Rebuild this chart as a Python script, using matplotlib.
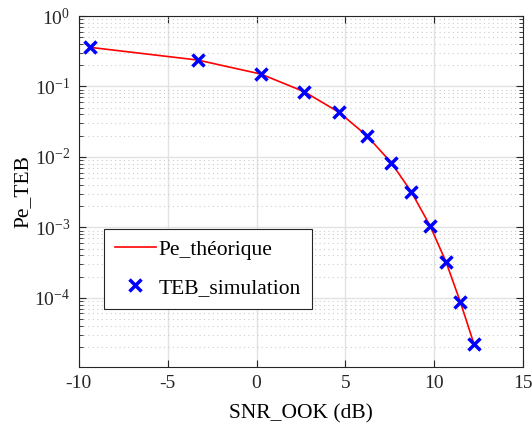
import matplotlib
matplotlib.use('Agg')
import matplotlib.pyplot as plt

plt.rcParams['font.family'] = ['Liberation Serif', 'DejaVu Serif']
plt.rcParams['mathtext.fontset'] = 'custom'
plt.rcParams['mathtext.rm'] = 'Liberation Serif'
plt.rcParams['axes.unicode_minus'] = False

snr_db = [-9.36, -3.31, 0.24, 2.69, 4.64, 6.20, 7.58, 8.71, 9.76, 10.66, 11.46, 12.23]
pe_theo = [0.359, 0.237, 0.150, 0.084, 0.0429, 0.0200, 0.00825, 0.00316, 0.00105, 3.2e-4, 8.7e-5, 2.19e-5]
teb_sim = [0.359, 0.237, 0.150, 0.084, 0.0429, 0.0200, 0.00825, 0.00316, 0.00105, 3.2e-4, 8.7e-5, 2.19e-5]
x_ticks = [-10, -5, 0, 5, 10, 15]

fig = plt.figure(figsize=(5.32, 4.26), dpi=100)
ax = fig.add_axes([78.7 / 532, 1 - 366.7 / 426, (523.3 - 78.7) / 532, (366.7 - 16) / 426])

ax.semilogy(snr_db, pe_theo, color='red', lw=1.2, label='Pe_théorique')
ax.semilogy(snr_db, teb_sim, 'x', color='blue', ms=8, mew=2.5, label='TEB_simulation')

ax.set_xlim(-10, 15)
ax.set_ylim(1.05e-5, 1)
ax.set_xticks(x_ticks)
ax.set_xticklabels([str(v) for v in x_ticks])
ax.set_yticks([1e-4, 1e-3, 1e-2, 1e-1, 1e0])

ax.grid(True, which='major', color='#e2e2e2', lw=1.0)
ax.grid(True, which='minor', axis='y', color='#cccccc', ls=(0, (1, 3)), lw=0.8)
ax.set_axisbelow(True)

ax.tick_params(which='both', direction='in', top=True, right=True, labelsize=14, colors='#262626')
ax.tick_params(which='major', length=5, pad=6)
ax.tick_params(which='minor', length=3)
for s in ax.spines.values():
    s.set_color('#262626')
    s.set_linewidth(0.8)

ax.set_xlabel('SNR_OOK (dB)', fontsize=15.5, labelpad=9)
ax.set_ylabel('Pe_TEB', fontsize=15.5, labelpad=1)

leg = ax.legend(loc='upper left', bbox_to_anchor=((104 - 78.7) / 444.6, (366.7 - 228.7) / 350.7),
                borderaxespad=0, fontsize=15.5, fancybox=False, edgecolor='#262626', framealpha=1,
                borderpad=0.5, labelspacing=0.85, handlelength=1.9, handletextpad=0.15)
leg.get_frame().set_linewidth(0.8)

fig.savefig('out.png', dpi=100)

**Requirement**
Write out an exact copy of the listing, first line through the line containing "plt.rcParams['axes.unicode_minus'] = False", with the pictures left out.

**Solved problem**
Rebuild this chart as a Python script, using matplotlib.
import matplotlib
matplotlib.use('Agg')
import matplotlib.pyplot as plt

plt.rcParams['font.family'] = ['Liberation Serif', 'DejaVu Serif']
plt.rcParams['mathtext.fontset'] = 'custom'
plt.rcParams['mathtext.rm'] = 'Liberation Serif'
plt.rcParams['axes.unicode_minus'] = False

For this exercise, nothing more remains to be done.